The public speeches of top regulators in recent weeks have included frequent references to the too-big-to-fail remedies embodied in the Dodd-Frank Act — how they will work, or how they are supposed to work.

FDIC Chairman Sheila Bair, in remarks at a Harvard University forum on Oct. 20, reminded the audience that prior to Dodd-Frank, neither bank holding companies nor non-bank financial companies were subject to an FDIC-like receivership authority. “These entities were subject to the commercial bankruptcy process, where it takes a long time and a lot of money to determine what creditors ultimately stand to collect,” she said. By contrast, the FDIC receivership process for insured banks and thrifts sorts most of this out over a much shorter time frame and generally returns the failed institution to private hands right away, she pointed out.

For the first time, the FDIC now has a similar set of receivership powers to close and liquidate systemically important financial firms that are failing. “In resolving failed banks, federal law has long given the FDIC discretion to pay certain creditors more than others when necessary to maintain essential operations or to maximize recoveries,” she said.

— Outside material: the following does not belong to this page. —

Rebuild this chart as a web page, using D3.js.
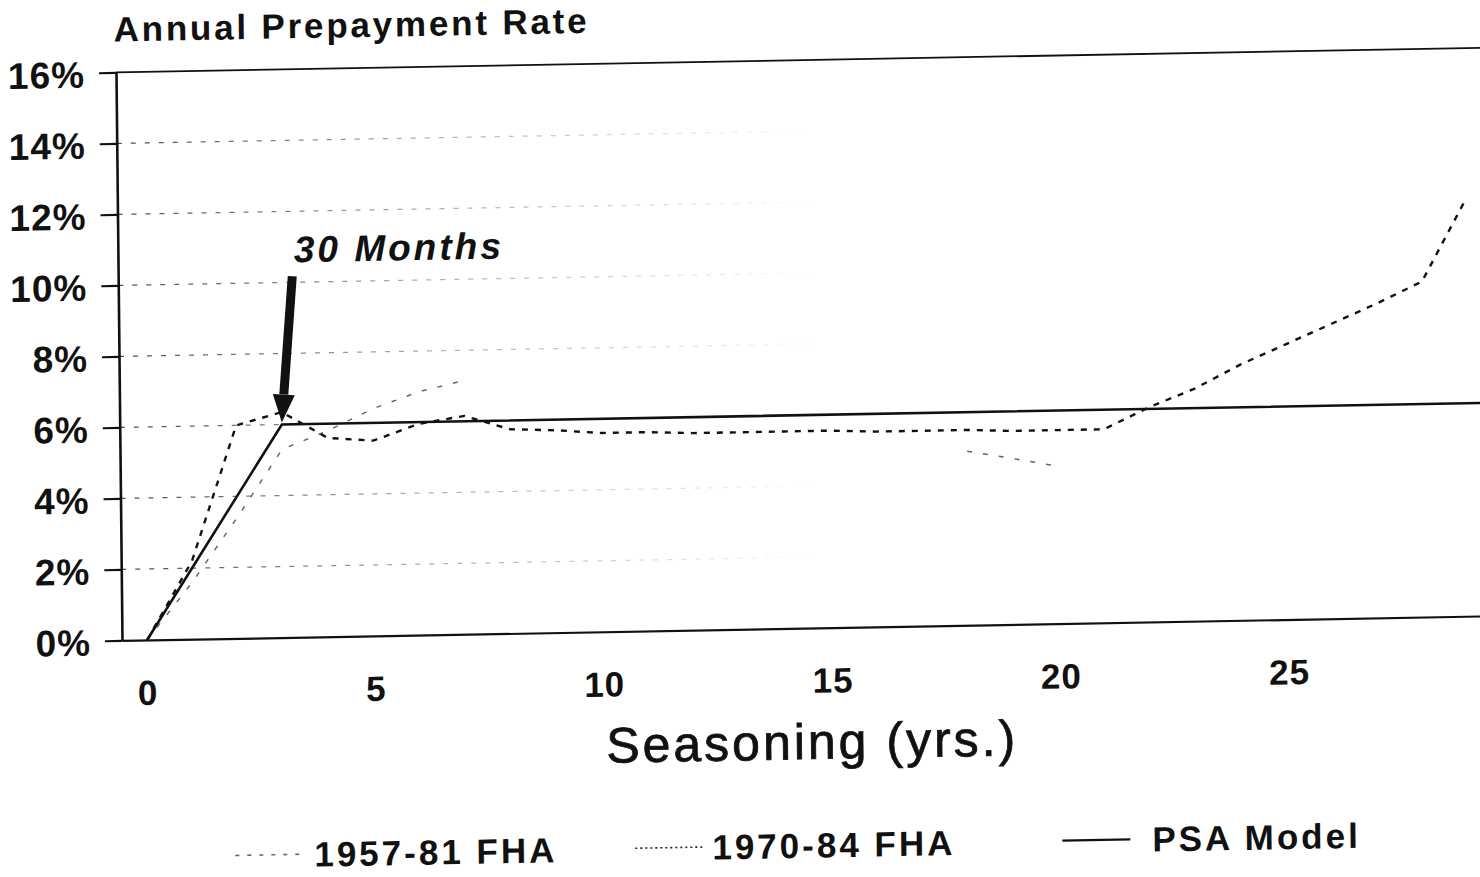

Dodd-Frank gives her agency similar discretion in resolving non-bank financial institutions, Bair added. “Our proposed rule makes clear that some creditors will never be deemed essential to operations or maximizing value. It states clearly that shareholders, subordinated debt and long-term bondholders will never qualify to receive additional payments above their liquidation value under the statutory priority of claims. By ensuring that all creditors know they are at risk of loss in a failure, this proposed rule is a solid first step in implementing the resolution authority under Dodd-Frank and ending too big to fail.”

A month earlier, Federal Reserve Board Chairman Ben Bernanke had returned to Princeton University, where he formerly headed the economics department, to discuss “Implications of the Financial Crisis for Economics,” including understanding the problems created by the too-big-to-fail institutions.

“The problem of too big to fail can only be eliminated when market participants believe authorities’ statements that they will not intervene to prevent failures,” he said. “If creditors believe that the government will not rescue firms when their bets go bad, then creditors will have more-appropriate incentives to price, monitor and limit the risk-taking of the firms to which they lend.”

The new resolution regime, under which large, complex financial firms can be placed in receivership, should help restore market discipline by putting a greater burden on creditors and counterparties to monitor the risk-taking of large financial firms, he told the Princeton forum.

I suspect Acting Comptroller of the Currency John Walsh got it about right in comments at the annual American Bankers Association convention in Boston last month. Before expressing his opinion that Dodd-Frank provides a stronger set of tools, which he hopes will be equal to the task, Walsh spoke this caveat: “I can’t honestly say whether we’ve put too big to fail behind us. We won’t really know until the next crisis.”

Bill Poquette is editor-in-chief of BankNews.